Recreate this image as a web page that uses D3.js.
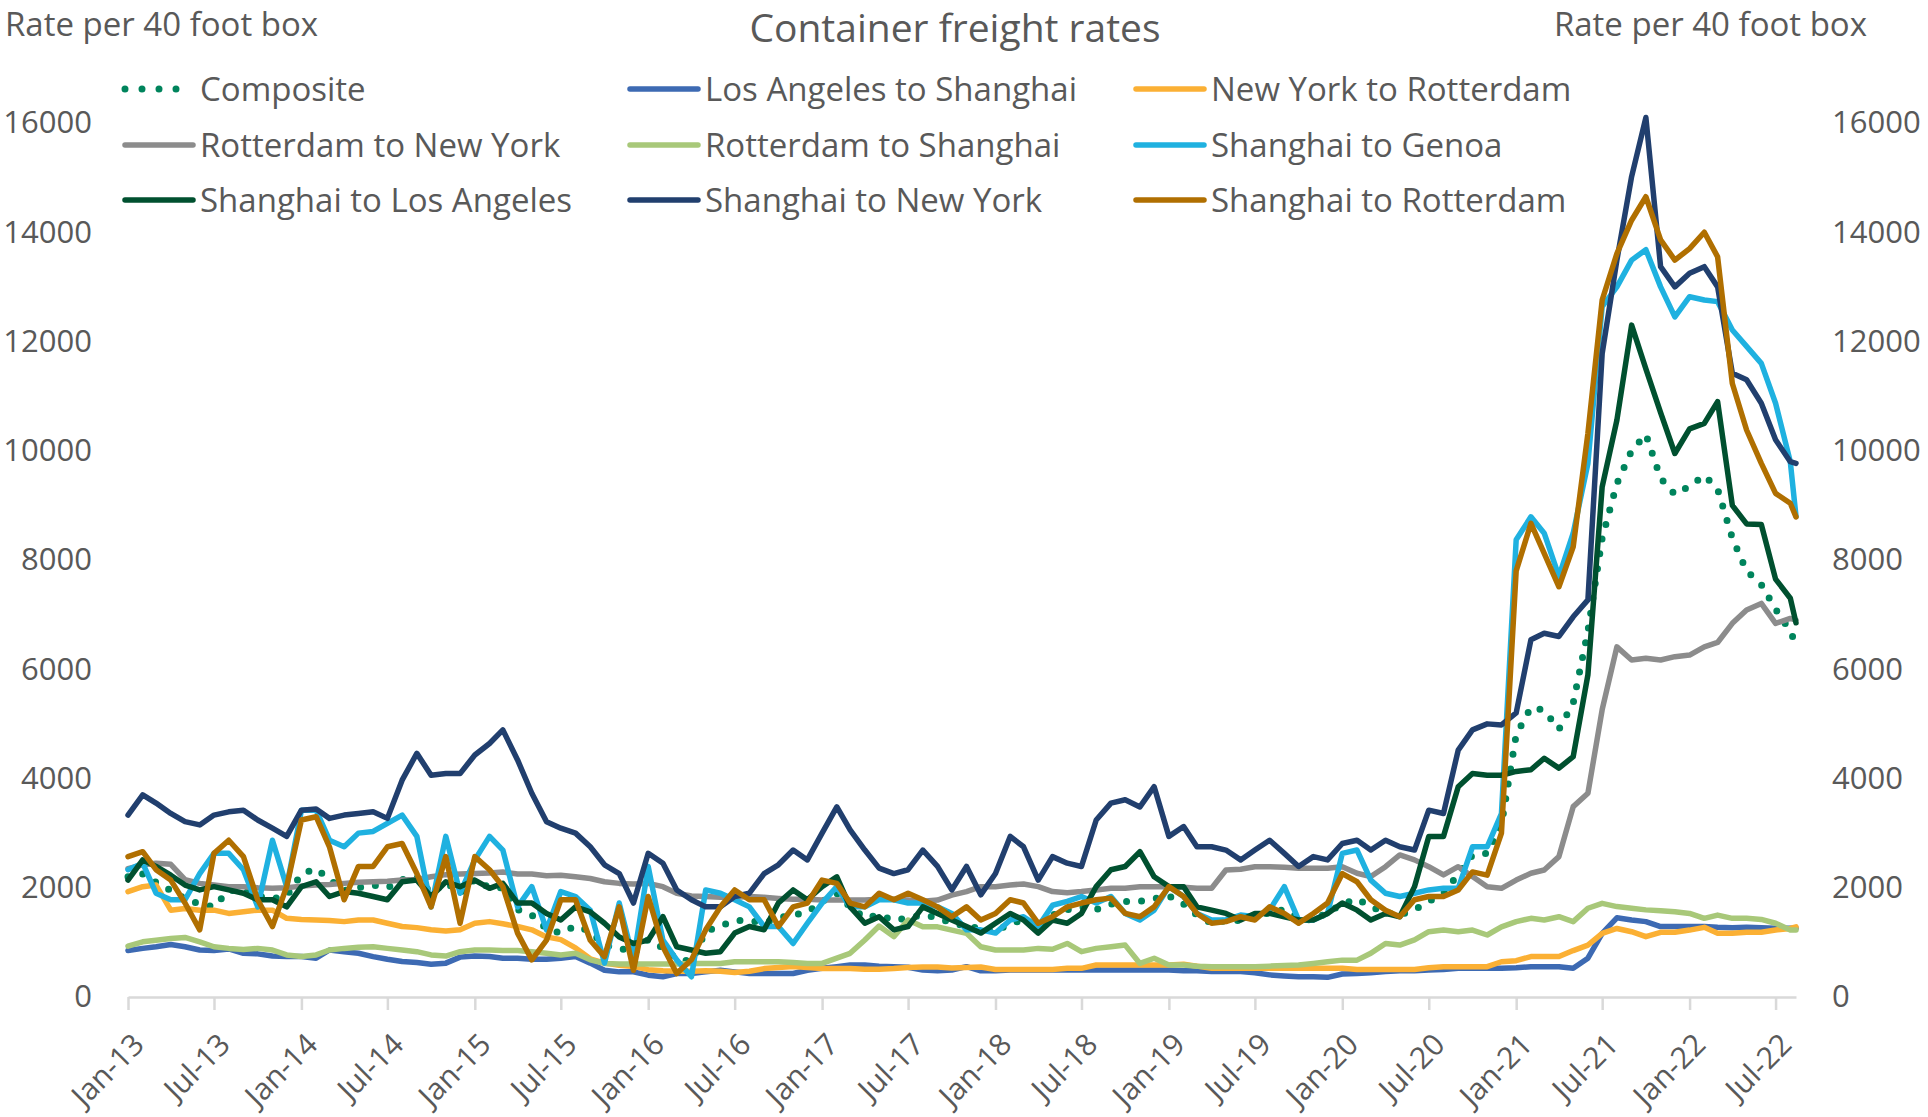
<!DOCTYPE html>
<html>
<head>
<meta charset="utf-8">
<script src="https://cdn.jsdelivr.net/npm/d3@7"></script>
<style>
  body { margin: 0; background: #ffffff; }
  svg { font-family: "Open Sans", sans-serif; }
  text { fill: #595959; }
</style>
</head>
<body>
<svg width="1928" height="1117"></svg>
<script>
// maandelijkse waarden, jan 2013 t/m half aug 2022
var months = d3.timeMonth.range(new Date(2013, 0, 1), new Date(2022, 7, 2));
months.push(new Date(2022, 7, 13));

var yTicks = [0, 2000, 4000, 6000, 8000, 10000, 12000, 14000, 16000];

var composite = [2200,2250,2100,1950,1800,1700,1650,1950,1950,1850, 1800,1850,2250,2350,2150,1950,2000,2050,2000,2150, 2200,1900,2100,1900,2150,2000,2000,1600,1500,1250,
  1170,1300,1200,950,900,800,1050,900,700,650, 1200,1300,1400,1400,1350,1450,1500,1550,1750,1900, 1650,1450,1500,1400,1450,1500,1450,1350,1300,1250,
  1200,1350,1400,1250,1500,1600,1650,1600,1700,1750, 1750,1800,1850,1700,1500,1350,1400,1400,1450,1550, 1600,1450,1400,1550,1700,1800,1650,1550,1500,1600,
  1750,1900,2250,2600,2630,3150,4800,5300,5250,4900, 5380,6700,8400,9400,10000,10300,9500,9200,9350,9550, 9300,8400,7800,7550,7100,6700,6450];

var laSha = [850,890,920,960,920,860,850,880,800,790, 750,740,740,710,860,830,800,740,690,650, 630,600,620,730,750,740,710,710,690,690,
  710,740,620,490,460,460,400,370,430,430, 460,490,460,430,430,430,430,490,525,555, 585,585,565,555,545,495,480,495,555,480,
  480,495,495,495,495,495,495,495,495,495, 495,495,495,480,480,465,465,465,445,405, 385,370,370,360,420,430,445,465,480,480,
  495,505,525,525,525,525,535,555,555,555, 525,710,1165,1450,1410,1380,1290,1290,1290,1290, 1275,1270,1275,1270,1260,1260,1260];

var nyRot = [1930,2020,2050,1590,1620,1590,1590,1530,1560,1590, 1590,1440,1420,1410,1400,1380,1410,1410,1350,1290, 1270,1230,1210,1230,1350,1380,1340,1290,1230,1100,
  1050,900,700,620,580,560,500,480,470,470, 480,470,450,470,520,540,560,540,520,520, 520,510,510,520,540,550,550,530,540,550,
  505,505,505,505,505,525,525,585,585,585, 585,585,585,600,565,525,525,525,525,525, 525,525,525,525,525,505,505,505,505,505,
  535,555,555,555,555,645,665,740,740,740, 850,950,1165,1255,1195,1105,1185,1185,1225,1275, 1165,1165,1185,1185,1225,1255,1285];

var rotNy = [2350,2420,2450,2430,2150,2080,2050,2020,2020,2000, 1990,2000,2030,2050,2060,2080,2100,2110,2120,2140, 2150,2200,2240,2250,2260,2270,2290,2250,2250,2220,
  2230,2200,2170,2110,2080,2070,2080,2020,1900,1850, 1840,1825,1825,1840,1825,1805,1790,1790,1775,1775, 1775,1775,1790,1790,1775,1755,1775,1865,1930,2020,
  2020,2050,2070,2020,1930,1910,1930,1960,1990,1990, 2020,2020,2020,2010,1990,1990,2325,2340,2385,2385, 2375,2355,2355,2355,2385,2265,2205,2385,2600,2510,
  2385,2235,2385,2205,2020,1990,2140,2265,2325,2570, 3485,3730,5260,6410,6170,6200,6170,6230,6260,6410, 6490,6840,7085,7205,6840,6930,6900];

var rotSha = [930,1010,1040,1070,1090,1010,920,890,870,890, 860,770,740,770,860,890,910,920,890,860, 830,770,750,830,860,860,850,850,830,800,
  770,800,680,615,605,605,605,605,605,615, 615,615,645,645,645,645,630,615,615,710, 800,1045,1300,1105,1410,1285,1285,1225,1165,920,
  860,860,860,890,875,980,830,890,920,950, 615,710,585,585,565,555,555,555,555,565, 575,585,615,645,675,675,800,980,950,1045,
  1195,1225,1195,1225,1135,1285,1380,1440,1410,1470, 1380,1625,1715,1655,1625,1595,1580,1560,1530,1440, 1500,1440,1440,1420,1350,1225,1225];

var shaGen = [2330,2450,1900,1780,1780,2260,2630,2630,2330,1650, 2870,2020,3420,3420,2870,2750,3000,3030,3180,3330, 2940,1650,2940,1900,2510,2940,2690,1650,2020,1230,
  1930,1840,1590,620,1720,680,2390,1040,680,370, 1960,1900,1780,1650,1290,1290,980,1350,1720,2020, 1650,1650,1780,1780,1720,1720,1650,1530,1230,1230,
  1170,1410,1470,1290,1680,1750,1840,1720,1840,1530, 1410,1590,2020,1840,1530,1410,1410,1500,1470,1590, 2020,1410,1410,1530,2630,2690,2140,1900,1840,1900,
  1960,1990,1990,2750,2750,3360,8370,8790,8490,7700, 8490,9770,12640,13000,13490,13680,13000,12450,12820,12760, 12730,12210,11910,11600,10870,9800,8800];

var shaLa = [2140,2510,2390,2230,2050,1960,2020,1960,1900,1780, 1780,1650,2020,2110,1840,1930,1900,1840,1780,2110, 2140,1840,2110,2020,2140,1990,2080,1720,1720,1530,
  1410,1650,1560,1350,1100,980,1040,1470,920,860, 800,830,1170,1290,1230,1720,1960,1780,2020,2200, 1650,1350,1470,1230,1290,1650,1530,1410,1290,1170,
  1350,1530,1410,1170,1410,1350,1530,2020,2330,2390, 2660,2200,2020,2020,1650,1590,1530,1410,1530,1530, 1470,1410,1410,1530,1720,1590,1410,1530,1470,2020,
  2940,2940,3850,4090,4060,4060,4130,4160,4370,4190, 4400,5900,9340,10560,12300,11500,10700,9950,10400,10500, 10900,9000,8660,8650,7650,7300,6850];

var shaNy = [3330,3700,3550,3360,3210,3150,3330,3390,3420,3240, 3090,2940,3420,3440,3270,3330,3360,3390,3270,3970, 4460,4060,4090,4090,4430,4640,4890,4340,3730,3210,
  3090,3000,2750,2420,2260,1720,2630,2450,1960,1780, 1650,1650,1840,1900,2260,2420,2690,2510,3000,3480, 3060,2690,2360,2260,2330,2690,2390,1960,2390,1870,
  2260,2940,2750,2140,2570,2450,2390,3240,3550,3610, 3480,3850,2940,3120,2750,2750,2690,2510,2690,2870, 2630,2390,2570,2510,2810,2870,2690,2870,2750,2690,
  3420,3360,4520,4890,5000,4980,5200,6540,6660,6600, 6960,7270,11780,13490,15020,16100,13370,13000,13250,13370, 13000,11420,11300,10870,10200,9800,9770];

var shaRot = [2570,2660,2330,2140,1720,1230,2630,2870,2570,1780, 1290,2020,3240,3300,2750,1780,2390,2390,2750,2810, 2260,1650,2570,1350,2570,2330,2020,1170,680,1040,
  1780,1780,1040,740,1650,490,1840,920,430,680, 1230,1650,1960,1780,1780,1290,1650,1720,2140,2080, 1720,1650,1900,1780,1900,1780,1650,1470,1650,1410,
  1530,1780,1720,1350,1470,1650,1720,1780,1810,1530, 1470,1650,2020,1840,1530,1350,1380,1470,1410,1650, 1530,1350,1530,1720,2260,2110,1780,1590,1470,1780,
  1840,1840,1960,2290,2230,3000,7800,8670,8120,7510, 8240,10320,12760,13610,14220,14650,13860,13490,13700,14000, 13550,11230,10380,9770,9220,9040,8790];

var names = ["Composite", "Los Angeles to Shanghai", "New York to Rotterdam",
             "Rotterdam to New York", "Rotterdam to Shanghai", "Shanghai to Genoa",
             "Shanghai to Los Angeles", "Shanghai to New York", "Shanghai to Rotterdam"];
var colors = ["#00845c", "#3d6ab3", "#fbb034", "#8c8c8c", "#a8c879", "#1fb1e0", "#00502f", "#213f6e", "#b06f00"];
var values = [composite, laSha, nyRot, rotNy, rotSha, shaGen, shaLa, shaNy, shaRot];

// speelveld
var svg = d3.select("svg");

var x = d3.scaleTime()
    .domain([months[0], months[months.length - 1]])
    .range([128, 1796]);
var y = d3.scaleLinear()
    .domain([0, 16000])
    .range([997, 123]);

var series = names.map(function(n, i) {
  return {name: n, color: colors[i], dotted: i === 0,
          points: months.map(function(m, j) { return {date: m, value: values[i][j]}; })};
});

// titel en as-titels
svg.append("text")
    .attr("x", 955).attr("y", 42)
    .attr("text-anchor", "middle")
    .style("font-size", "39px")
    .text("Container freight rates");

svg.append("text")
    .attr("x", 5).attr("y", 36)
    .style("font-size", "33px")
    .text("Rate per 40 foot box");

svg.append("text")
    .attr("x", 1867).attr("y", 36)
    .attr("text-anchor", "end")
    .style("font-size", "33px")
    .text("Rate per 40 foot box");

// y-assen links en rechts
var yLeft = svg.append("g")
    .attr("transform", "translate(100,0)")
    .call(d3.axisLeft(y).tickValues(yTicks).tickSize(0).tickPadding(8).tickFormat(d3.format("d")));
var yRight = svg.append("g")
    .attr("transform", "translate(1824,0)")
    .call(d3.axisRight(y).tickValues(yTicks).tickSize(0).tickPadding(8).tickFormat(d3.format("d")));

[yLeft, yRight].forEach(function(g) {
  g.select(".domain").remove();
  g.selectAll("text")
      .style("font-size", "31px")
      .style("font-family", "'Open Sans', sans-serif")
      .attr("fill", "#595959");
});

// x-as
var xAxis = svg.append("g")
    .attr("transform", "translate(0,997)")
    .call(d3.axisBottom(x)
      .ticks(d3.timeMonth.every(6))
      .tickFormat(d3.timeFormat("%b-%y"))
      .tickSize(13)
      .tickSizeOuter(0));

xAxis.select(".domain")
    .attr("stroke", "#d9d9d9")
    .attr("stroke-width", 2.5);
xAxis.selectAll(".tick line")
    .attr("stroke", "#d9d9d9")
    .attr("stroke-width", 2.5);
xAxis.selectAll(".tick text")
    .attr("y", null).attr("dy", null)
    .attr("text-anchor", "end")
    .attr("fill", "#595959")
    .attr("transform", "translate(10,42) rotate(-45)")
    .attr("dy", "0.35em")
    .style("font-size", "30px")
    .style("font-family", "'Open Sans', sans-serif");

// lijnen
var line = d3.line()
    .x(function(d) { return x(d.date); })
    .y(function(d) { return y(d.value); });

svg.append("g").selectAll("path")
    .data(series)
    .enter().append("path")
      .attr("d", function(d) { return line(d.points); })
      .attr("fill", "none")
      .attr("stroke", function(d) { return d.color; })
      .attr("stroke-width", function(d) { return d.dotted ? 7 : 5.5; })
      .attr("stroke-linejoin", "round")
      .attr("stroke-linecap", "round")
      .attr("stroke-dasharray", function(d) { return d.dotted ? "0 15" : null; });

// legenda, 3 kolommen
var legendX = [123, 628, 1134],
    legendY = [89, 145, 200];

var legend = svg.append("g").selectAll("g")
    .data(series)
    .enter().append("g")
      .attr("transform", function(d, i) {
        return "translate(" + legendX[i % 3] + "," + legendY[Math.floor(i / 3)] + ")"; });

legend.append("line")
    .attr("x1", 2).attr("x2", 70)
    .attr("stroke", function(d) { return d.color; })
    .attr("stroke-width", function(d) { return d.dotted ? 7 : 5.5; })
    .attr("stroke-linecap", "round")
    .attr("stroke-dasharray", function(d) { return d.dotted ? "0 17" : null; });

legend.append("text")
    .attr("x", 77)
    .attr("dy", "0.35em")
    .style("font-size", "33px")
    .text(function(d) { return d.name; });
</script>
</body>
</html>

━━━━━━━━

## Task objective
Leave the pictures out and reproduce exactly the lines from the top of the listing above through the line with "months.push(new Date(2022, 7, 13));".

## Solution
Recreate this image as a web page that uses D3.js.
<!DOCTYPE html>
<html>
<head>
<meta charset="utf-8">
<script src="https://cdn.jsdelivr.net/npm/d3@7"></script>
<style>
  body { margin: 0; background: #ffffff; }
  svg { font-family: "Open Sans", sans-serif; }
  text { fill: #595959; }
</style>
</head>
<body>
<svg width="1928" height="1117"></svg>
<script>
// maandelijkse waarden, jan 2013 t/m half aug 2022
var months = d3.timeMonth.range(new Date(2013, 0, 1), new Date(2022, 7, 2));
months.push(new Date(2022, 7, 13));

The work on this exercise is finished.